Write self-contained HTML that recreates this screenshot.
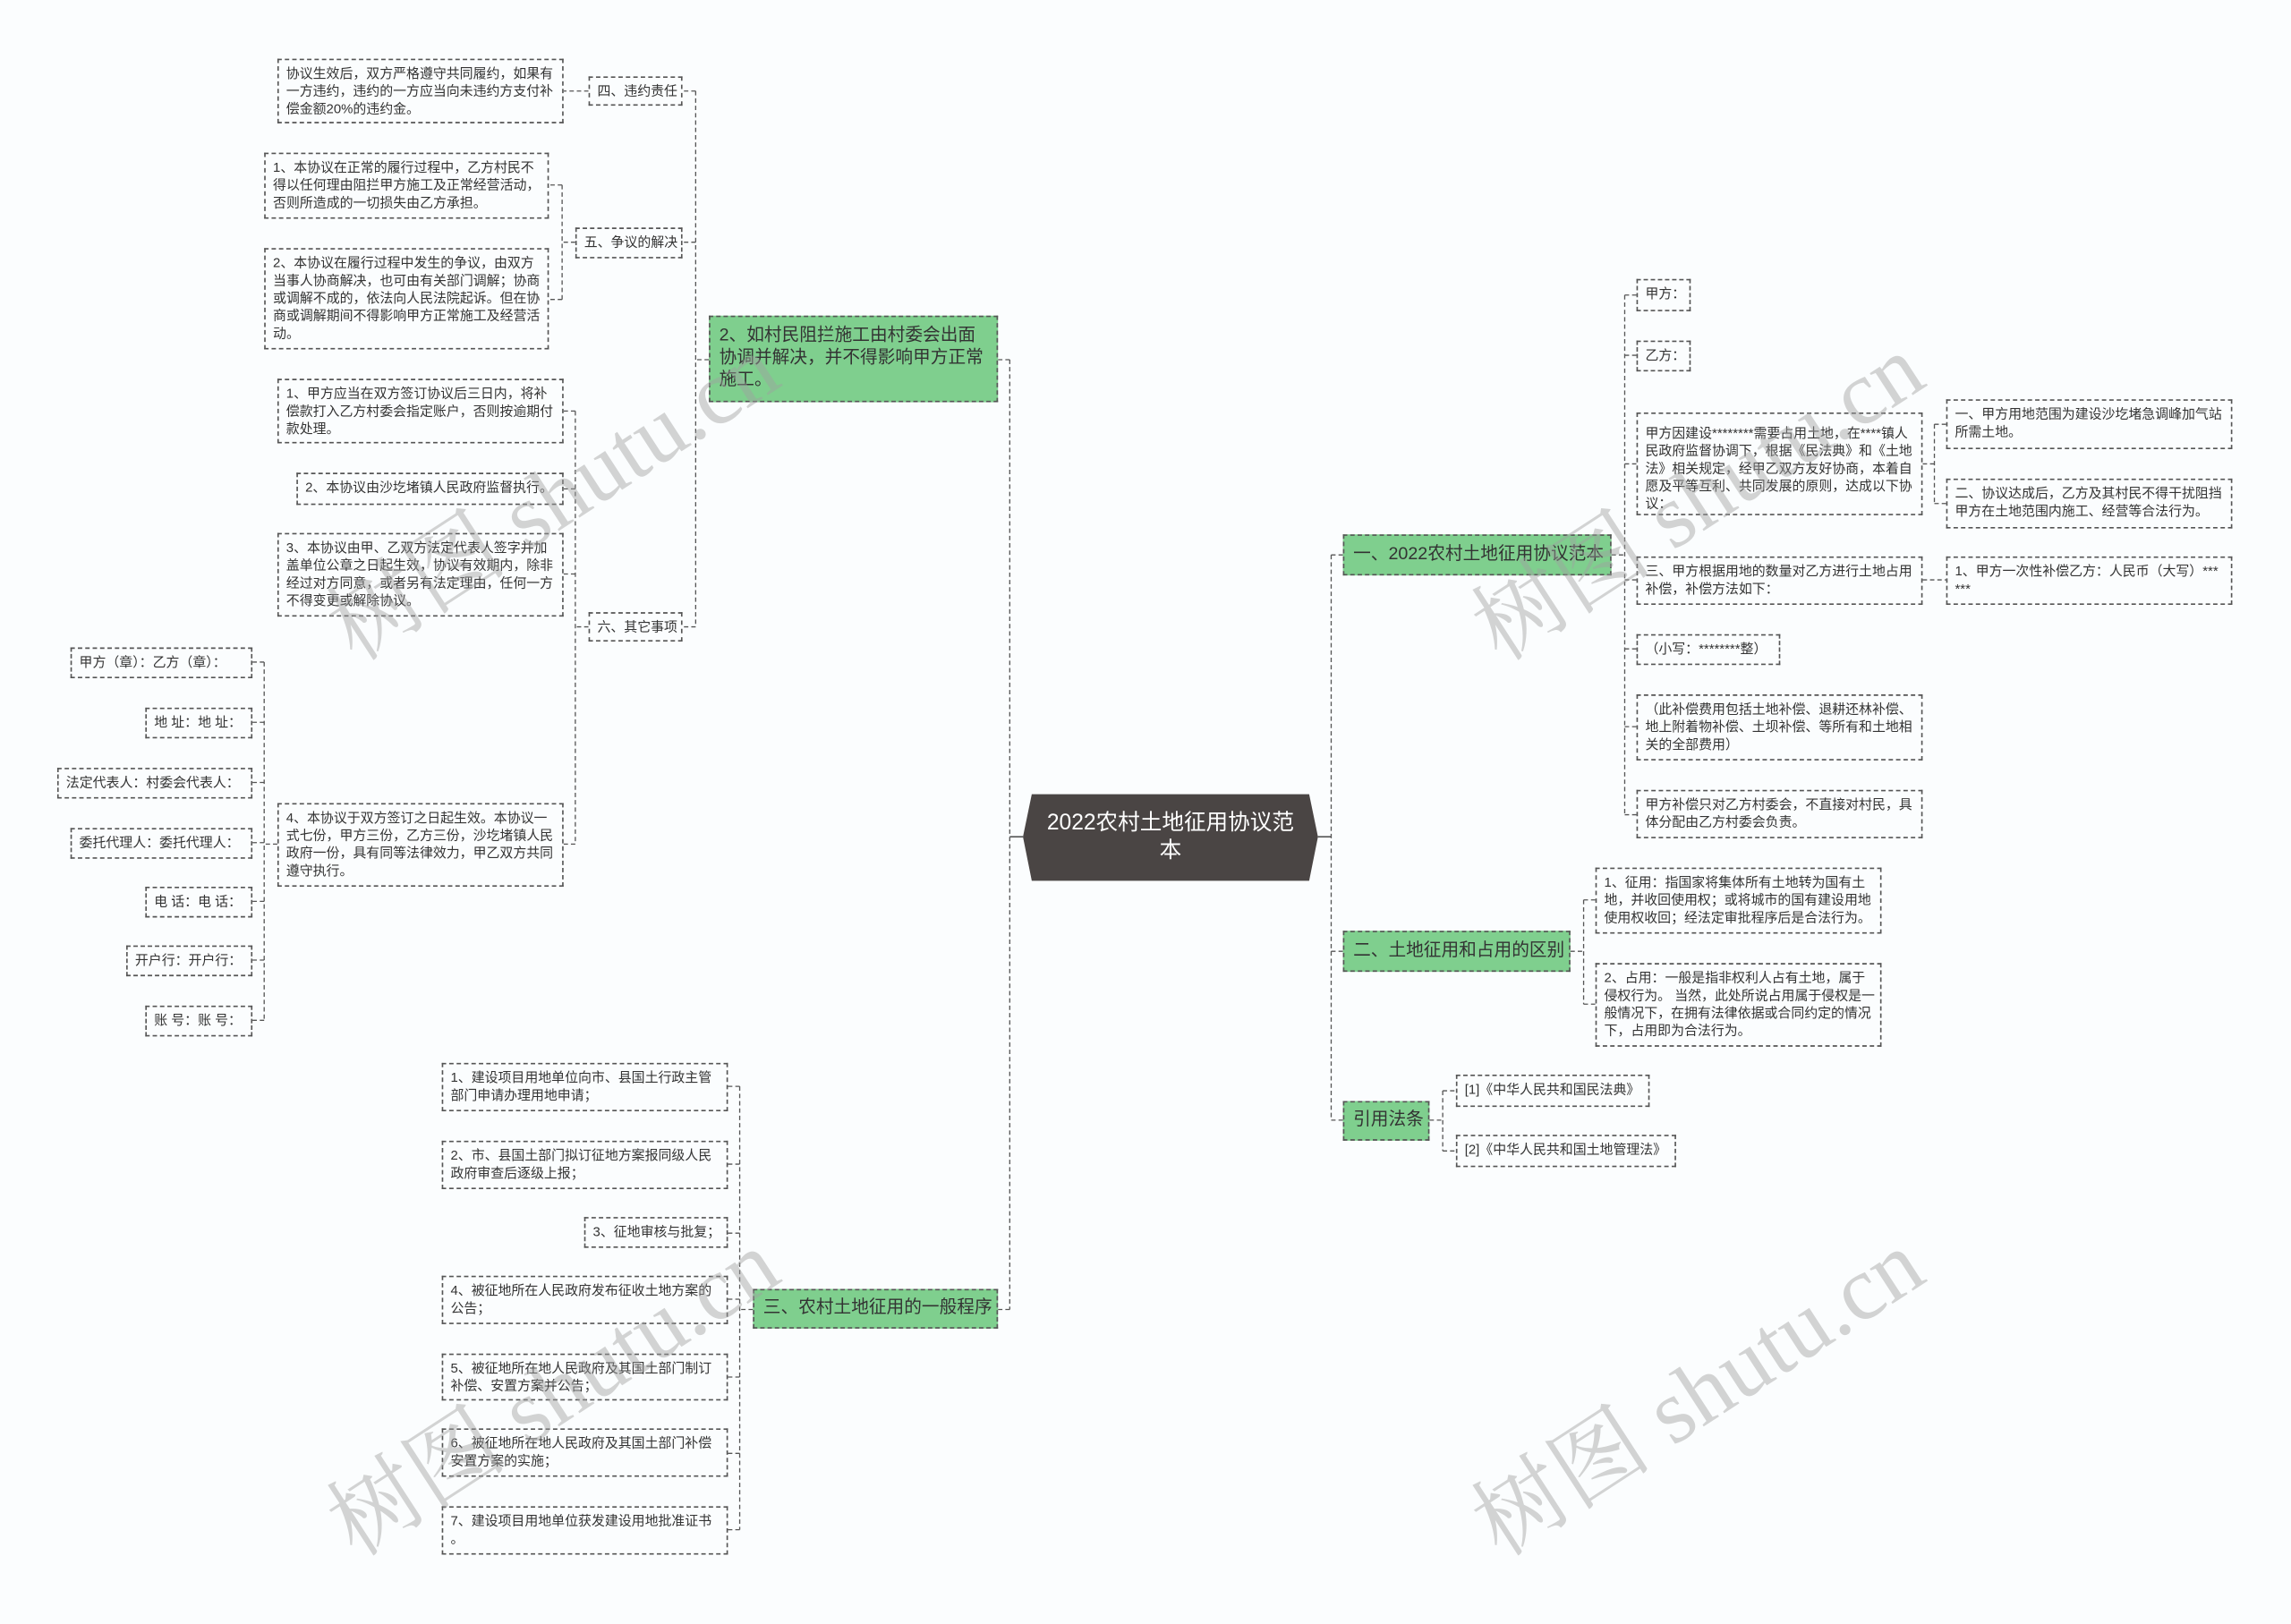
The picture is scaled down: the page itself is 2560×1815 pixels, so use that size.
<!DOCTYPE html>
<html><head><meta charset="utf-8"><style>
html,body{margin:0;padding:0;background:#fbfdfe;}
#wrap{position:relative;width:1561px;height:1106px;transform:scale(1.64,1.6407);transform-origin:0 0;overflow:hidden;font-family:"Liberation Sans","Noto Sans CJK SC",sans-serif;}
.b{position:absolute;box-sizing:border-box;border:1px dashed #555;background:#fbfdfe;color:#333;font-size:9.1px;line-height:12px;padding:3px 3px 3px 5px;}
.n{white-space:nowrap;}
.g{position:absolute;box-sizing:border-box;border:1px dashed #555;background:#7fcf8e;color:#333;font-size:12px;line-height:15px;padding:5px 6px;}
.wm{position:absolute;font-family:"Liberation Serif","Noto Serif CJK SC",serif;font-size:62px;color:rgba(160,160,160,0.45);transform:rotate(-33deg);white-space:nowrap;}
svg{position:absolute;left:0;top:0;}
</style></head><body><div id="wrap">
<svg width="1561" height="1106" viewBox="0 0 1561 1106">
<g fill="none" stroke="#555" stroke-width="0.8" stroke-dasharray="3 2">
<path d="M688 245V892M688 245H680M688 892H680"/>
<path d="M483 245H474M474 62V427M474 62H465M474 165H465M474 427H465"/>
<path d="M401 62H384"/>
<path d="M392 165H383M383 126V204M383 126H374M383 204H374"/>
<path d="M401 427H392M392 280V575M392 280H384M392 333H384M392 391H384M392 575H384"/>
<path d="M189 575H180M180 451V695M180 451H172M180 492H172M180 533H172M180 574H172M180 614H172M180 654H172M180 695H172"/>
<path d="M513 892H504M504 740V1042M504 740H496M504 793H496M504 840H496M504 885H496M504 938H496M504 990H496M504 1042H496"/>
<path d="M907 378V763M907 378H915M907 648H915M907 763H915"/>
<path d="M1098 378H1107M1107 201V555M1107 201H1115M1107 242H1115M1107 316H1115M1107 395H1115M1107 442H1115M1107 495H1115M1107 555H1115"/>
<path d="M1310 316H1318M1318 289V343M1318 289H1326M1318 343H1326"/>
<path d="M1310 395H1326"/>
<path d="M1070 648H1079M1079 613V684M1079 613H1087M1079 684H1087"/>
<path d="M974 763H983M983 743V784M983 743H992M983 784H992"/>
</g>
<g stroke="#555" stroke-width="1"><path d="M697 570H688M898 570H907"/></g>
<polygon points="703,541 892,541 898,570 892,600 703,600 697,570" fill="#4a4544"/>
</svg>
<div style="position:absolute;left:703px;top:541px;width:189px;height:59px;color:#fff;font-size:15px;line-height:19px;text-align:center;padding-top:10px;box-sizing:border-box;">2022农村土地征用协议范<br>本</div>

<div class="b" style="left:189px;top:40px;width:195px;height:44px;">协议生效后，双方严格遵守共同履约，如果有一方违约，违约的一方应当向未违约方支付补偿金额20%的违约金。</div>
<div class="b n" style="left:401px;top:52px;width:64px;height:20px;">四、违约责任</div>
<div class="b" style="left:180px;top:104px;width:194px;height:45px;">1、本协议在正常的履行过程中，乙方村民不得以任何理由阻拦甲方施工及正常经营活动，否则所造成的一切损失由乙方承担。</div>
<div class="b n" style="left:392px;top:155px;width:73px;height:21px;">五、争议的解决</div>
<div class="b" style="left:180px;top:169px;width:194px;height:69px;">2、本协议在履行过程中发生的争议，由双方当事人协商解决，也可由有关部门调解；协商或调解不成的，依法向人民法院起诉。但在协商或调解期间不得影响甲方正常施工及经营活动。</div>
<div class="g" style="left:483px;top:215px;width:197px;height:59px;">2、如村民阻拦施工由村委会出面协调并解决，并不得影响甲方正常施工。</div>
<div class="b" style="left:189px;top:258px;width:195px;height:44px;">1、甲方应当在双方签订协议后三日内，将补偿款打入乙方村委会指定账户，否则按逾期付款处理。</div>
<div class="b n" style="left:202px;top:322px;width:182px;height:22px;">2、本协议由沙圪堵镇人民政府监督执行。</div>
<div class="b" style="left:189px;top:363px;width:195px;height:57px;">3、本协议由甲、乙双方法定代表人签字并加盖单位公章之日起生效，协议有效期内，除非经过对方同意，或者另有法定理由，任何一方不得变更或解除协议。</div>
<div class="b n" style="left:401px;top:417px;width:64px;height:20px;">六、其它事项</div>
<div class="b" style="left:189px;top:547px;width:195px;height:57px;">4、本协议于双方签订之日起生效。本协议一式七份，甲方三份，乙方三份，沙圪堵镇人民政府一份，具有同等法律效力，甲乙双方共同遵守执行。</div>
<div class="b n" style="left:48px;top:441px;width:124px;height:21px;">甲方（章）：乙方（章）：</div>
<div class="b n" style="left:99px;top:482px;width:73px;height:21px;">地 址：地 址：</div>
<div class="b n" style="left:39px;top:523px;width:133px;height:21px;">法定代表人：村委会代表人：</div>
<div class="b n" style="left:48px;top:564px;width:124px;height:21px;">委托代理人：委托代理人：</div>
<div class="b n" style="left:99px;top:604px;width:73px;height:21px;">电 话：电 话：</div>
<div class="b n" style="left:86px;top:644px;width:86px;height:21px;">开户行：开户行：</div>
<div class="b n" style="left:99px;top:685px;width:73px;height:21px;">账 号：账 号：</div>

<div class="b" style="left:301px;top:724px;width:195px;height:33px;">1、建设项目用地单位向市、县国土行政主管部门申请办理用地申请；</div>
<div class="b" style="left:301px;top:777px;width:195px;height:33px;">2、市、县国土部门拟订征地方案报同级人民政府审查后逐级上报；</div>
<div class="b n" style="left:398px;top:829px;width:98px;height:21px;">3、征地审核与批复；</div>
<div class="b" style="left:301px;top:869px;width:195px;height:33px;">4、被征地所在人民政府发布征收土地方案的公告；</div>
<div class="b" style="left:301px;top:922px;width:195px;height:32px;">5、被征地所在地人民政府及其国土部门制订补偿、安置方案并公告；</div>
<div class="b" style="left:301px;top:973px;width:195px;height:33px;">6、被征地所在地人民政府及其国土部门补偿安置方案的实施；</div>
<div class="b" style="left:301px;top:1026px;width:195px;height:33px;">7、建设项目用地单位获发建设用地批准证书<br>。</div>
<div class="g" style="left:513px;top:878px;width:167px;height:27px;padding:4px 6px;white-space:nowrap;">三、农村土地征用的一般程序</div>

<div class="g" style="left:915px;top:364px;width:183px;height:28px;padding:5px 6px;white-space:nowrap;">一、2022农村土地征用协议范本</div>
<div class="g" style="left:915px;top:634px;width:155px;height:28px;padding:5px 6px;white-space:nowrap;">二、土地征用和占用的区别</div>
<div class="g" style="left:915px;top:750px;width:59px;height:27px;padding:4px 6px;white-space:nowrap;">引用法条</div>

<div class="b n" style="left:1115px;top:190px;width:37px;height:22px;">甲方：</div>
<div class="b n" style="left:1115px;top:232px;width:37px;height:21px;">乙方：</div>
<div class="b" style="left:1115px;top:281px;width:195px;height:70px;padding-top:7px;">甲方因建设********需要占用土地，在****镇人民政府监督协调下，根据《民法典》和《土地法》相关规定，经甲乙双方友好协商，本着自愿及平等互利、共同发展的原则，达成以下协议：</div>
<div class="b" style="left:1326px;top:272px;width:195px;height:34px;">一、甲方用地范围为建设沙圪堵急调峰加气站所需土地。</div>
<div class="b" style="left:1326px;top:326px;width:195px;height:34px;">二、协议达成后，乙方及其村民不得干扰阻挡甲方在土地范围内施工、经营等合法行为。</div>
<div class="b" style="left:1115px;top:379px;width:195px;height:33px;">三、甲方根据用地的数量对乙方进行土地占用补偿，补偿方法如下：</div>
<div class="b" style="left:1326px;top:379px;width:195px;height:33px;">1、甲方一次性补偿乙方：人民币（大写）***<br>***</div>
<div class="b n" style="left:1115px;top:432px;width:98px;height:21px;">（小写：********整）</div>
<div class="b" style="left:1115px;top:473px;width:195px;height:45px;">（此补偿费用包括土地补偿、退耕还林补偿、地上附着物补偿、土坝补偿、等所有和土地相关的全部费用）</div>
<div class="b" style="left:1115px;top:538px;width:195px;height:33px;">甲方补偿只对乙方村委会，不直接对村民，具体分配由乙方村委会负责。</div>
<div class="b" style="left:1087px;top:591px;width:195px;height:45px;">1、征用：指国家将集体所有土地转为国有土地，并收回使用权；或将城市的国有建设用地使用权收回；经法定审批程序后是合法行为。</div>
<div class="b" style="left:1087px;top:656px;width:195px;height:57px;">2、占用：一般是指非权利人占有土地，属于侵权行为。 当然，此处所说占用属于侵权是一般情况下，在拥有法律依据或合同约定的情况下，占用即为合法行为。</div>
<div class="b n" style="left:992px;top:732px;width:132px;height:22px;">[1]《中华人民共和国民法典》</div>
<div class="b n" style="left:992px;top:773px;width:150px;height:22px;">[2]《中华人民共和国土地管理法》</div>

<div class="wm" style="left:200px;top:290px;">树图 shutu.cn</div>
<div class="wm" style="left:980px;top:290px;">树图 shutu.cn</div>
<div class="wm" style="left:200px;top:900px;">树图 shutu.cn</div>
<div class="wm" style="left:980px;top:900px;">树图 shutu.cn</div>
</div></body></html>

Brief
Collect each line holding the string "that".

Task response
Write self-contained HTML that recreates this screenshot.
The picture is scaled down: the page itself is 2560×1815 pixels, so use that size.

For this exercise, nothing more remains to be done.